◆ **Plotting code records**
···
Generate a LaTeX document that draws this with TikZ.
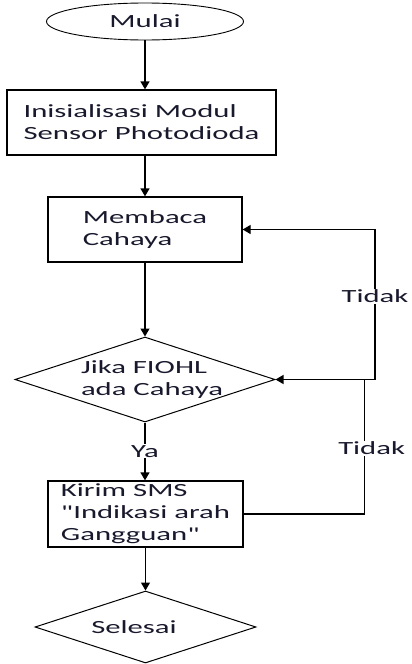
\documentclass[tikz,border=0pt]{standalone}
\usepackage{fontspec}
\setmainfont{Carlito}[FakeStretch=1.65,Ligatures=TeXOff]
\usepackage{xcolor}
\usetikzlibrary{arrows.meta,shapes.geometric}
\definecolor{teks}{RGB}{25,25,45}

\begin{document}
\begin{tikzpicture}[x=1pt,y=-1pt,
  every node/.style={font=\fontsize{18.6}{22}\selectfont,text=teks},
  terminal/.style={ellipse,draw,line width=0.9pt,minimum width=197pt,minimum height=37pt,inner sep=0pt},
  proses/.style={rectangle,draw,line width=1.3pt,align=left,minimum height=65pt,inner sep=0pt},
  keputusan/.style={diamond,draw,line width=1pt,inner sep=0pt},
  alir/.style={line width=1.3pt,-{Triangle[length=8pt,width=9pt]}},
  garis/.style={line width=1.3pt},
  ket/.style={fill=white,inner sep=1pt}]
  \useasboundingbox (0,0) rectangle (412,664);
  % urutan proses
  \node[terminal] (mulai) at (145,21.5) {Mulai};
  \node[proses,minimum width=269pt] (init) at (141.5,122.5) {Inisialisasi Modul\\Sensor Photodioda};
  \node[proses,minimum width=194pt] (baca) at (145,229.5) {Membaca\\Cahaya};
  \node[keputusan,minimum width=260pt,minimum height=85pt,
    label={[xshift=7pt,align=left]center:Jika FIOHL\\ada Cahaya}] (cek) at (145,379.5) {};
  \node[proses,minimum width=195pt,minimum height=66pt] (kirim) at (145.5,514) {Kirim SMS\\"Indikasi arah\\Gangguan"};
  \node[keputusan,minimum width=221pt,minimum height=72pt,
    label={[xshift=-11.5pt]center:Selesai}] (selesai) at (145.5,627) {};
  % panah utama
  \draw[alir] (mulai.south) -- (mulai.south |- init.north);
  \draw[alir] (init.south -| baca.north) -- (baca.north);
  \draw[alir] (baca.south) -- (cek.north);
  \draw[alir] (cek.south) -- (cek.south |- kirim.north) node[ket,midway]{Ya};
  \draw[alir] (kirim.south) -- (selesai.north);
  % jalur kembali
  \draw[alir] (kirim.east) -- ++(121,0) |- (cek.east) node[ket,pos=0.245,xshift=7pt]{Tidak};
  \coordinate (balik) at (375,379.5);
  \draw[garis] (cek.east) -- (balik);
  \draw[alir] (balik) |- (baca.east) node[ket,pos=0.278]{Tidak};
\end{tikzpicture}
\end{document}
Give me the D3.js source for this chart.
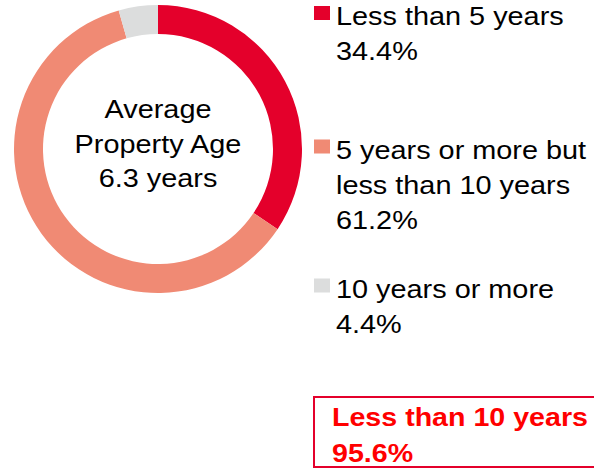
<!DOCTYPE html>
<html>
<head>
<meta charset="utf-8">
<script src="https://cdn.jsdelivr.net/npm/d3@7"></script>
<style>
  html, body { margin: 0; padding: 0; background: #fff; }
  svg { display: block; font-family: "Liberation Sans", Arial, sans-serif; }
</style>
</head>
<body>
<svg id="chart" width="594" height="469"></svg>
<script>
// data
const categories = ['Less than 5 years', '5 years or more but less than 10 years', '10 years or more'];
const shares = [34.4, 61.2, 4.4];
const legendLines = [
  ['Less than 5 years', '34.4%'],
  ['5 years or more but', 'less than 10 years', '61.2%'],
  ['10 years or more', '4.4%']
];
const centerLines = ['Average', 'Property Age', '6.3 years'];
const summaryLines = ['Less than 10 years', '95.6%'];

const colors = ['#e4002b', '#f08a74', '#dcdddd'];
const color = d3.scaleOrdinal().domain(categories).range(colors);

const svg = d3.select('#chart');
const data = categories.map((c, i) => ({cat: c, value: shares[i]}));
const sx = 1.11; // text in the source is a bit wide

// donut
const cx = 158, cy = 149, rOuter = 144, rInner = 115;
const g = svg.append('g').attr('transform', `translate(${cx},${cy})`);
const pie = d3.pie().value(d => d.value).sort(null);
const arc = d3.arc().innerRadius(rInner).outerRadius(rOuter);

g.selectAll('path.slice').data(pie(data)).join('path')
  .attr('class', 'slice')
  .attr('d', arc)
  .attr('fill', d => color(d.data.cat));

// center label
g.selectAll('text.center').data(centerLines).join('text')
  .attr('class', 'center')
  .attr('text-anchor', 'middle')
  .attr('transform', (d, i) => `translate(0,${-30.7 + i * 34.5}) scale(${sx},1)`)
  .style('font-size', '26px')
  .style('fill', '#000')
  .text(d => d);

// legend
const legendY = [25, 158.5, 297.5];
const lineH = 35;
const items = svg.append('g').selectAll('g.item').data(data).join('g')
  .attr('class', 'item')
  .attr('transform', (d, i) => `translate(314,${legendY[i]})`);

items.append('rect')
  .attr('x', 0).attr('y', -19)
  .attr('width', 16).attr('height', 14)
  .attr('fill', d => color(d.cat));

items.each(function(d, i){
  d3.select(this).selectAll('text').data(legendLines[i]).join('text')
    .attr('transform', (t, j) => `translate(22,${j * lineH}) scale(${sx},1)`)
    .style('font-size', '26px')
    .style('fill', '#000')
    .text(t => t);
});

// summary box
svg.append('rect')
  .attr('x', 314).attr('y', 397)
  .attr('width', 290).attr('height', 70)
  .attr('fill', 'none')
  .attr('stroke', '#e4002b')
  .attr('stroke-width', 2);

svg.selectAll('text.summary').data(summaryLines).join('text')
  .attr('class', 'summary')
  .attr('transform', (d, i) => `translate(332,${426 + i * 35.5}) scale(1.1,1)`)
  .style('font-size', '26px')
  .style('font-weight', 'bold')
  .style('fill', '#ff0000')
  .text(d => d);
</script>
</body>
</html>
···
◆ **WRITTEN REQUEST**
Quote every record above exactly, leaving out any pictures.

◆ **THE OUTPUT**
Generate a LaTeX document that draws this with TikZ.
\documentclass[tikz,border=0pt]{standalone}
\usepackage{fontspec}
\setmainfont{Carlito}[FakeStretch=1.65,Ligatures=TeXOff]
\usepackage{xcolor}
\usetikzlibrary{arrows.meta,shapes.geometric}
\definecolor{teks}{RGB}{25,25,45}

\begin{document}
\begin{tikzpicture}[x=1pt,y=-1pt,
  every node/.style={font=\fontsize{18.6}{22}\selectfont,text=teks},
  terminal/.style={ellipse,draw,line width=0.9pt,minimum width=197pt,minimum height=37pt,inner sep=0pt},
  proses/.style={rectangle,draw,line width=1.3pt,align=left,minimum height=65pt,inner sep=0pt},
  keputusan/.style={diamond,draw,line width=1pt,inner sep=0pt},
  alir/.style={line width=1.3pt,-{Triangle[length=8pt,width=9pt]}},
  garis/.style={line width=1.3pt},
  ket/.style={fill=white,inner sep=1pt}]
  \useasboundingbox (0,0) rectangle (412,664);
  % urutan proses
  \node[terminal] (mulai) at (145,21.5) {Mulai};
  \node[proses,minimum width=269pt] (init) at (141.5,122.5) {Inisialisasi Modul\\Sensor Photodioda};
  \node[proses,minimum width=194pt] (baca) at (145,229.5) {Membaca\\Cahaya};
  \node[keputusan,minimum width=260pt,minimum height=85pt,
    label={[xshift=7pt,align=left]center:Jika FIOHL\\ada Cahaya}] (cek) at (145,379.5) {};
  \node[proses,minimum width=195pt,minimum height=66pt] (kirim) at (145.5,514) {Kirim SMS\\"Indikasi arah\\Gangguan"};
  \node[keputusan,minimum width=221pt,minimum height=72pt,
    label={[xshift=-11.5pt]center:Selesai}] (selesai) at (145.5,627) {};
  % panah utama
  \draw[alir] (mulai.south) -- (mulai.south |- init.north);
  \draw[alir] (init.south -| baca.north) -- (baca.north);
  \draw[alir] (baca.south) -- (cek.north);
  \draw[alir] (cek.south) -- (cek.south |- kirim.north) node[ket,midway]{Ya};
  \draw[alir] (kirim.south) -- (selesai.north);
  % jalur kembali
  \draw[alir] (kirim.east) -- ++(121,0) |- (cek.east) node[ket,pos=0.245,xshift=7pt]{Tidak};
  \coordinate (balik) at (375,379.5);
  \draw[garis] (cek.east) -- (balik);
  \draw[alir] (balik) |- (baca.east) node[ket,pos=0.278]{Tidak};
\end{tikzpicture}
\end{document}
Give me the D3.js source for this chart.
<!DOCTYPE html>
<html>
<head>
<meta charset="utf-8">
<script src="https://cdn.jsdelivr.net/npm/d3@7"></script>
<style>
  html, body { margin: 0; padding: 0; background: #fff; }
  svg { display: block; font-family: "Liberation Sans", Arial, sans-serif; }
</style>
</head>
<body>
<svg id="chart" width="594" height="469"></svg>
<script>
// data
const categories = ['Less than 5 years', '5 years or more but less than 10 years', '10 years or more'];
const shares = [34.4, 61.2, 4.4];
const legendLines = [
  ['Less than 5 years', '34.4%'],
  ['5 years or more but', 'less than 10 years', '61.2%'],
  ['10 years or more', '4.4%']
];
const centerLines = ['Average', 'Property Age', '6.3 years'];
const summaryLines = ['Less than 10 years', '95.6%'];

const colors = ['#e4002b', '#f08a74', '#dcdddd'];
const color = d3.scaleOrdinal().domain(categories).range(colors);

const svg = d3.select('#chart');
const data = categories.map((c, i) => ({cat: c, value: shares[i]}));
const sx = 1.11; // text in the source is a bit wide

// donut
const cx = 158, cy = 149, rOuter = 144, rInner = 115;
const g = svg.append('g').attr('transform', `translate(${cx},${cy})`);
const pie = d3.pie().value(d => d.value).sort(null);
const arc = d3.arc().innerRadius(rInner).outerRadius(rOuter);

g.selectAll('path.slice').data(pie(data)).join('path')
  .attr('class', 'slice')
  .attr('d', arc)
  .attr('fill', d => color(d.data.cat));

// center label
g.selectAll('text.center').data(centerLines).join('text')
  .attr('class', 'center')
  .attr('text-anchor', 'middle')
  .attr('transform', (d, i) => `translate(0,${-30.7 + i * 34.5}) scale(${sx},1)`)
  .style('font-size', '26px')
  .style('fill', '#000')
  .text(d => d);

// legend
const legendY = [25, 158.5, 297.5];
const lineH = 35;
const items = svg.append('g').selectAll('g.item').data(data).join('g')
  .attr('class', 'item')
  .attr('transform', (d, i) => `translate(314,${legendY[i]})`);

items.append('rect')
  .attr('x', 0).attr('y', -19)
  .attr('width', 16).attr('height', 14)
  .attr('fill', d => color(d.cat));

items.each(function(d, i){
  d3.select(this).selectAll('text').data(legendLines[i]).join('text')
    .attr('transform', (t, j) => `translate(22,${j * lineH}) scale(${sx},1)`)
    .style('font-size', '26px')
    .style('fill', '#000')
    .text(t => t);
});

// summary box
svg.append('rect')
  .attr('x', 314).attr('y', 397)
  .attr('width', 290).attr('height', 70)
  .attr('fill', 'none')
  .attr('stroke', '#e4002b')
  .attr('stroke-width', 2);

svg.selectAll('text.summary').data(summaryLines).join('text')
  .attr('class', 'summary')
  .attr('transform', (d, i) => `translate(332,${426 + i * 35.5}) scale(1.1,1)`)
  .style('font-size', '26px')
  .style('font-weight', 'bold')
  .style('fill', '#ff0000')
  .text(d => d);
</script>
</body>
</html>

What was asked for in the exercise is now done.